Starters for ten please lads.
Date Added: 08/07/2009

Nick Goodspeed
Mosley hated Dennis because Dennis wouldn't bow to Mosley or be bought by him ala Ferrari. He hated him even more for winning last year despite all Mosley's effort to prevent McLaren from winning.
Date Added: 08/07/2009

DWinn
Steven - Have a look at this article on Autosport
http://www.autosport.com/news/report.php/id/76759
It appears that Max massaged the rules to make it difficult for anyone to stand against him - because of the 22 member 'cabinet' rules.
Date Added: 08/07/2009

Clive
Fractal: Chesterton as an antidote for the Bernie & Max show! It reminds me of Yeats' The Second Coming and Eliot's The Hollow Men...
Date Added: 08/07/2009

Clive
Vera: Agreed that the big issue will be the team selection process, rather than Bernie's senile nonsense. The storm is gathering already, it seems.
Date Added: 08/07/2009

Clive
Peril: I should imagine that, were the Terrible Two dictators of a country rather than a sport, they would "get things done" until the people decided they'd had enough and rose up to get rid of them. All dictatorships end in that way sooner or later and it seems to be happening in F1 too.
Date Added: 08/07/2009

Clive
Peter: I don't know enough about Musharraf to comment but he would be a debatable point, I think.
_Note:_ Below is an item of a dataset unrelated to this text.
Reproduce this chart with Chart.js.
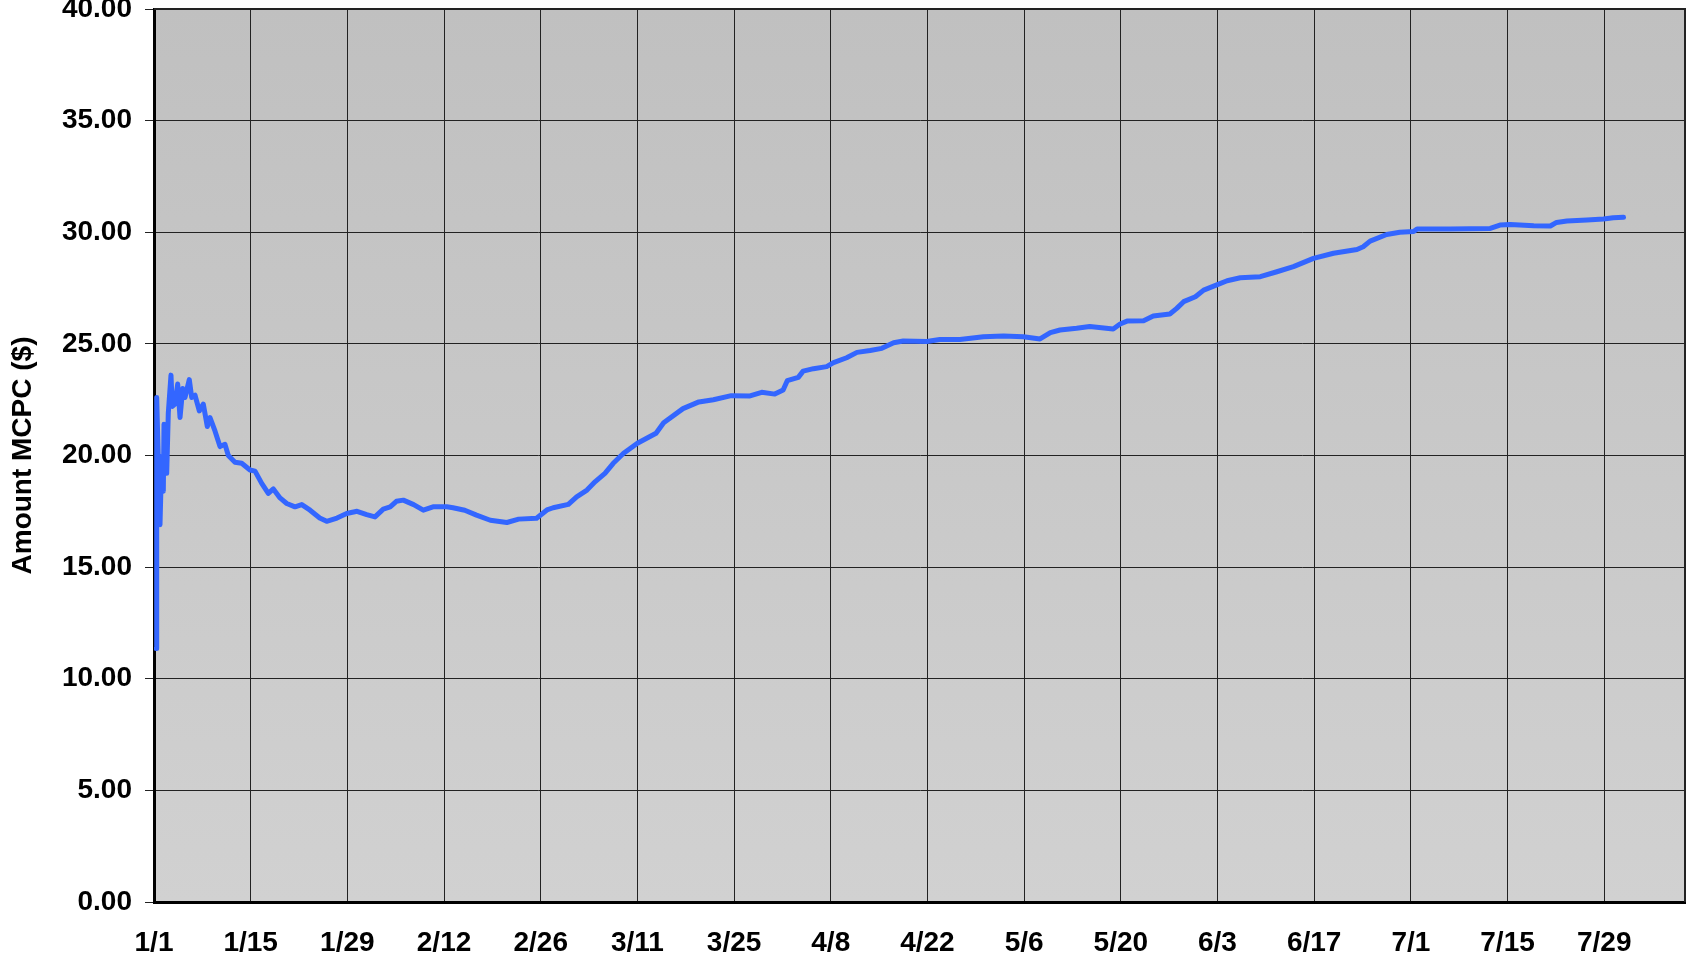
<!DOCTYPE html>
<html>
<head>
<meta charset="utf-8">
<script src="https://cdn.jsdelivr.net/npm/chart.js@4/dist/chart.umd.min.js"></script>
<style>
    html, body { margin: 0; padding: 0; background: #fff; }
    #wrap { width: 1686px; height: 955px; }
</style>
</head>
<body>
<div id="wrap"><canvas id="mcpcChart" width="1686" height="955"></canvas></div>
<script>

// day offset from 1/1 (leap year) and the MCPC amount on that day
const days = [
    0.29, 0.39, 0.87, 1.12, 1.35, 1.45, 1.84, 2.07, 2.46, 2.65,
    3.04, 3.43, 3.77, 4.16, 4.49, 5.11, 5.46, 5.94, 6.56, 7.14,
    7.72, 8.11, 8.83, 9.56, 10.28, 10.76, 11.73, 12.7, 13.9, 14.63,
    15.6, 16.55, 17.28, 18.25, 19.22, 20.42, 21.4, 22.6, 24.0, 25.0,
    26.5, 27.9, 29.4, 30.8, 32.0, 33.2, 34.2, 35.1, 36.1, 37.6,
    39.0, 40.4, 42.4, 43.3, 45.0, 46.7, 48.7, 51.1, 52.8, 55.4,
    56.9, 57.8, 60.0, 61.2, 62.7, 63.9, 65.3, 66.5, 68.0, 70.0,
    72.7, 73.8, 76.6, 78.9, 81.0, 83.6, 86.3, 88.0, 89.9, 91.1,
    91.7, 93.3, 94.0, 95.5, 97.4, 98.4, 100.3, 101.8, 103.7, 105.4,
    107.1, 108.5, 111.9, 113.8, 116.7, 120.1, 123.0, 125.9, 128.3, 129.8,
    131.2, 133.6, 135.5, 138.9, 139.9, 140.9, 143.3, 144.7, 147.1, 148.1,
    149.1, 150.8, 152.0, 153.9, 155.4, 157.3, 160.2, 162.6, 165.0, 167.9,
    170.8, 174.2, 175.1, 176.1, 178.5, 180.4, 182.4, 182.9, 187.7, 193.5,
    194.9, 196.4, 199.8, 202.2, 203.1, 204.6, 207.5, 209.9, 211.3, 212.8
];
const mcpc = [
    11.35, 22.6, 16.9, 19.95, 18.4, 21.4, 19.2, 21.9, 23.6, 22.2,
    22.3, 23.2, 21.7, 23.0, 22.6, 23.4, 22.6, 22.7, 22.0, 22.3,
    21.3, 21.7, 21.1, 20.4, 20.5, 20.0, 19.7, 19.65, 19.35, 19.3,
    18.75, 18.3, 18.5, 18.1, 17.85, 17.7, 17.8, 17.55, 17.2, 17.05,
    17.2, 17.4, 17.5, 17.35, 17.25, 17.6, 17.7, 17.95, 18.0, 17.8,
    17.55, 17.7, 17.7, 17.66, 17.55, 17.33, 17.1, 17.0, 17.15, 17.19,
    17.56, 17.66, 17.81, 18.15, 18.45, 18.83, 19.2, 19.65, 20.1, 20.55,
    21.0, 21.47, 22.1, 22.4, 22.5, 22.68, 22.67, 22.83, 22.75, 22.93,
    23.35, 23.5, 23.78, 23.89, 23.98, 24.16, 24.38, 24.62, 24.7, 24.8,
    25.05, 25.13, 25.11, 25.2, 25.2, 25.32, 25.35, 25.32, 25.22, 25.5,
    25.62, 25.7, 25.78, 25.67, 25.89, 26.02, 26.04, 26.25, 26.34, 26.59,
    26.89, 27.11, 27.41, 27.64, 27.83, 27.96, 28.01, 28.23, 28.46, 28.83,
    29.06, 29.23, 29.35, 29.6, 29.9, 30.0, 30.03, 30.15, 30.15, 30.17,
    30.32, 30.35, 30.29, 30.28, 30.44, 30.5, 30.55, 30.59, 30.65, 30.67
];

const tickDays = [0, 14, 28, 42, 56, 70, 84, 98, 112, 126, 140, 154, 168, 182, 196, 210];
const tickLabels = ['1/1', '1/15', '1/29', '2/12', '2/26', '3/11', '3/25', '4/8',
    '4/22', '5/6', '5/20', '6/3', '6/17', '7/1', '7/15', '7/29'];

Chart.defaults.font.family = "'Liberation Sans', Arial, sans-serif";
Chart.defaults.color = '#000';

const labelFont = { size: 28, weight: 'bold' };

// grey plot area, a little darker at the top, with a frame on top and right
const plotFrame = {
    id: 'plotFrame',
    beforeDraw(chart) {
        const { ctx, chartArea: a } = chart;
        const g = ctx.createLinearGradient(0, a.top, 0, a.bottom);
        g.addColorStop(0, '#c0c0c0');
        g.addColorStop(1, '#d1d1d1');
        ctx.save();
        ctx.fillStyle = g;
        ctx.fillRect(a.left, a.top, a.right - a.left, a.bottom - a.top);
        ctx.restore();
    },
    afterDraw(chart) {
        const { ctx, chartArea: a } = chart;
        ctx.save();
        ctx.strokeStyle = '#222';
        ctx.lineWidth = 2;
        ctx.beginPath();
        ctx.moveTo(a.left, a.top);
        ctx.lineTo(a.right, a.top);
        ctx.lineTo(a.right, a.bottom);
        ctx.stroke();
        ctx.restore();
    }
};

new Chart(document.getElementById('mcpcChart'), {
    type: 'line',
    data: {
        datasets: [{
            data: days.map((d, i) => ({ x: d, y: mcpc[i] })),
            borderColor: '#3366ff',
            borderWidth: 5,
            borderJoinStyle: 'round',
            borderCapStyle: 'round',
            pointRadius: 0,
            tension: 0
        }]
    },
    options: {
        responsive: false,
        animation: false,
        layout: { padding: { top: 9, right: 1, left: 0, bottom: 0 } },
        plugins: { legend: { display: false }, tooltip: { enabled: false } },
        scales: {
            x: {
                type: 'linear',
                min: 0,
                max: 221.7,
                afterBuildTicks: scale => { scale.ticks = tickDays.map(v => ({ value: v })); },
                afterFit: scale => { scale.height = 53; scale.paddingLeft = 0; scale.paddingRight = 0; },
                ticks: {
                    autoSkip: false,
                    maxRotation: 0,
                    padding: 24,
                    font: labelFont,
                    callback: (v, i) => tickLabels[i]
                },
                grid: { color: '#222', lineWidth: 1, drawTicks: false },
                border: { color: '#000', width: 3 }
            },
            y: {
                min: 0,
                max: 40,
                afterFit: scale => { scale.width = 154; scale.paddingTop = 0; scale.paddingBottom = 0; },
                ticks: {
                    stepSize: 5,
                    padding: 13,
                    font: labelFont,
                    callback: v => v.toFixed(2)
                },
                grid: { color: '#222', lineWidth: 1, tickLength: 9 },
                border: { color: '#000', width: 3 },
                title: {
                    display: true,
                    text: 'Amount MCPC ($)',
                    font: labelFont,
                    padding: { top: 6, bottom: 0 }
                }
            }
        }
    },
    plugins: [plotFrame]
});
</script>
</body>
</html>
Augustus was perhaps a better example but he was a man of his time and hard to compare with modern dictators therefore. It may be that he shone because the system he led was itself so corrupt that anyone could look good in it. Admittedly, the depravity of later emperors managed to shock even the society they inhabited.
Date Added: 08/07/2009

Clive
Steven: As DWinn points out, Autocar has revealed how heavily weighted against any challenger to the incumbent president is the FIA system. Vatanen may be the man to do it, however - he is used to the devious ways of politics.
Date Added: 08/07/2009

Nick
As todays meeting proves ..
senility rules!
Date Added: 08/07/2009

DWinn
Nick, todays non-meeting proves to be a FIAsco
Date Added: 08/07/2009

Clive
Today's meeting proves that all those who said FOTA should just have broken away and set up a new series instead of reaching agreement with Mosley were right. The man cannot be trusted and cares nothing for the sport he is supposed to govern.
Date Added: 08/07/2009

donwatters
It's clearly time for FOTA to take matters into their own hands and create a new championship. They have bent over backwards to keep the series viable, but Max (and to a lesser degree in my mind, B. Ecclestone) have made that impossible. The only thing that really suprises me is that CVC hasn't directed Bernie to do whatever is necessary to get rid of Max. They're on the hook for a ton of money and I don't understand why they're so uninvolved.
Date Added: 09/07/2009

Guilherme Teixeira
I could slash a new reply here in the wake of the news about the walkaway from today's meeting, but it would be in vain - I've already voiced almost all my feelings towards this in my previous replies...

Breakaway now!
Date Added: 09/07/2009

Corey
Its amazing that an organization can continue to ruin a sport without interference. I was one of the people who was bothered that a split may hurt F1 more than trying to force Mosley out but I always had fears that once he stayed he would be back to his old tricks again. All of those fears have materialised today and I believe that the only way forward for F1 is for a complete breakaway from the FIA.

I think Ari Vatanen would get support but to produce a list of 22 trustworthy candidates to beat Mosley will be near impossible. Something drastic must be done to show these two dictator wannabees that there is no more room for them in F1.
Date Added: 09/07/2009

DWinn
The press release regarding the FIA/FOTA meeting of 24th June has mysteriously disappeared from the FIA website.
Obviously Max doesn't want to admit any agreement took place.
Date Added: 09/07/2009

Journeyer
DWinn, the press release from the 24th of June is on another page:

http://www.fia.com/en-GB/mediacentre/pressreleases/wmsc/Pages/list.aspx
Date Added: 09/07/2009

DWinn
Thanks for that Journeyer. I read it had been removed on the formula-1.updatesport.com site and then couldn't find it myself.